In a move aimed at stabilizing the local currency, Government has announced new measures to assert the value of the Zimbabwe Dollar saying government officials and parastatals will now collect fees in local currency.
In a statement yesterday, Finance and Economic Development Minister Professor Mthuli Ncube also revealed that the treasury will now fund the Zimbabwean dollar component of 25 percent foreign currency surrendered by exporters to eliminate the creation of additional money supply which has been a major factor in the currency’s depreciation.
“All Government agencies including parastatals will substantially now collect their fees in local currency Payments to ZESA by non-exporters will be made in local currency and all customs duty to be payable in local currency, with the exception of designated or luxury goods, and where the importer opts to pay in foreign currency.
“Treasury will now fund the Zimbabwe dollar component of the 25 percent foreign currency surrendered by exporters, in order to eliminate the creation of additional money supply.
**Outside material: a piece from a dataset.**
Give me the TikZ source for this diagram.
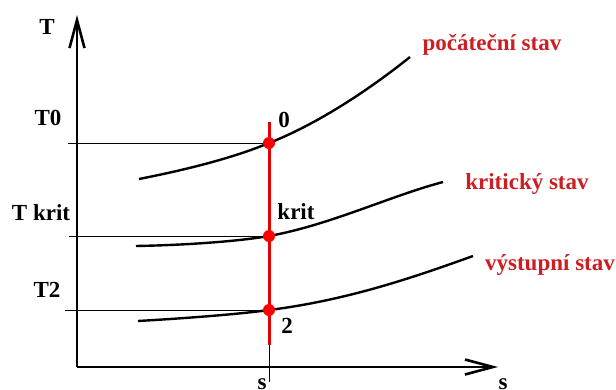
\documentclass[tikz,border=0pt]{standalone}
\usepackage{fontspec}
\setmainfont{Liberation Serif}[BoldFont={Liberation Serif Bold}]
\usetikzlibrary{arrows.meta}
\definecolor{stavred}{RGB}{205,30,35}
\tikzset{
 axis/.style={line width=2.4pt,-{Straight Barb[length=28pt,width=15pt,line width=2.6pt]}},
 level/.style={line width=.8pt},
 curve/.style={line width=2.4pt},
 isoline/.style={draw=red!90!black,line width=3pt},
 statedot/.style={circle,fill=red,minimum size=12pt,inner sep=0},
 axlabel/.style={font=\fontsize{23}{25}\selectfont\bfseries},
 statelabel/.style={font=\fontsize{23}{25}\selectfont\bfseries,text=stavred}
}
\begin{document}
\begin{tikzpicture}[x=1pt,y=-1pt]
\path[use as bounding box,fill=white] (0,0) rectangle (616,389);
\coordinate (O) at (77,367);
\coordinate (Ttop) at (77,15);
\coordinate (Send) at (498,367);
\coordinate (P0) at (269,143);
\coordinate (Pk) at (269,236);
\coordinate (P2) at (269,310);
\coordinate (Lup) at (269,122);
\coordinate (Llow) at (269,345);
\coordinate (Lbase) at (269,382);
% axes
\draw[axis] (O) -- (Ttop);
\draw[axis] (O) -- (Send);
% levels
\draw[level] (68,143) -- (P0);
\draw[level] (69,236) -- (Pk);
\draw[level] (65,310) -- (P2);
\draw[level] (Llow) -- (Lbase);
% curves
\draw[curve] (139,179) .. controls (200,167) and (240,155) .. (P0)
  .. controls (310,127) and (360,97) .. (410,57);
\draw[curve] (136,246) .. controls (190,245) and (240,241) .. (Pk)
  .. controls (330,225) and (390,196) .. (443,182);
\draw[curve] (138,321) .. controls (190,318) and (240,314) .. (P2)
  .. controls (350,300) and (420,275) .. (473,256);
% isentrope
\draw[isoline] (Lup) -- (Llow);
\node[statedot] (d0) at (P0) {};
\node[statedot] (dk) at (Pk) {};
\node[statedot] (d2) at (P2) {};
% labels
\node[axlabel] (lT) at (47,27) {T};
\node[axlabel] (lT0) at (48,118) {T0};
\node[axlabel] (lTk) at (41,213) {T krit};
\node[axlabel] (lT2) at (47,290) {T2};
\node[axlabel] (l0) at (284,120) {0};
\node[axlabel] (lk) at (296,212) {krit};
\node[axlabel] (l2) at (287,326) {2};
\node[axlabel,anchor=north] (ls) at (262,375) {s};
\node[axlabel,anchor=north] (lsax) at (503,375) {s};
\node[statelabel] (lstart) at (492,45) {počáteční stav};
\node[statelabel] (lcrit) at (527,184) {kritický stav};
\node[statelabel] (lout) at (550,265) {výstupní stav};
\end{tikzpicture}
\end{document}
The foreign currency collected from the 25 percent that is surrendered, will now be collected by Treasury and used in servicing the foreign currency loans assumed from the Reserve Bank of Zimbabwe.
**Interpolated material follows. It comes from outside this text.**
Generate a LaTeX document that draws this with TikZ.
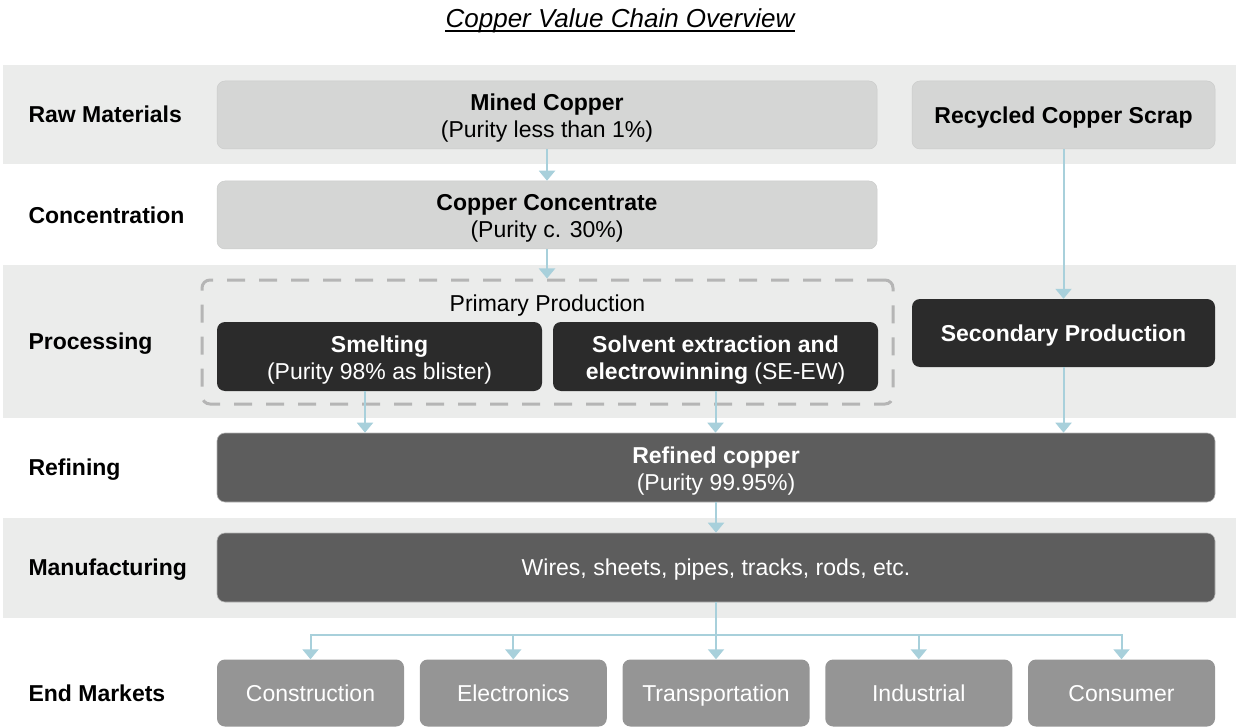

“Banks will no longer withhold any foreign currency surrendered by exporters, and all liabilities to the banks will be settled through Treasury. Government shall create a debt redemption fund to service other external liabilities in line with the arrears clearance programme. These will be funded through new levies and other resource mobilisation initiatives.
The Finance Minister also announced a cap on the amount available for auction and speedy disbursement of allotted funds.
“The weekly auction will be limited to a maximum of US$5 million. As from June 1, 2023, winning bids at the auction will be paid within 24 hours of award. There will be tightening of monetary policy in order to reduce lending and hence money creation by banks,” said Professor Ncube.
Professor Ncube added unused export earnings in private nostro accounts retained for three months will be converted to local currency and all manufacturers selling general goods will now be required to charge refundable Value Added Tax (VAT).
“All export proceeds that remain unused after 90 days will be liquidated onto the interbank market. The weekly auction will be limited to a maximum of US$5 million.
“There will be tightening of monetary policy in order to reduce lending and hence money creation by banks. All manufacturers selling general goods such as cement, milk, soft drinks etc for the export market will now be required to charge VAT which is refundable by ZIMRA after exporting”, he added.
Zimbabwe has been grappling with currency crisis with the Zimbabwe dollar losing value at an alarming rate. The government on the 2nd of May introduced additional measures to curb the further depreciation of the local currency and increases in prices of products marked in domestic currency. The measures included increasing the retention of domestic foreign currency sales to 100%, adoption of all external loans by treasury, increasing consumer’s access to basic commodities and promoting the use of domestic currency by Government Agencies.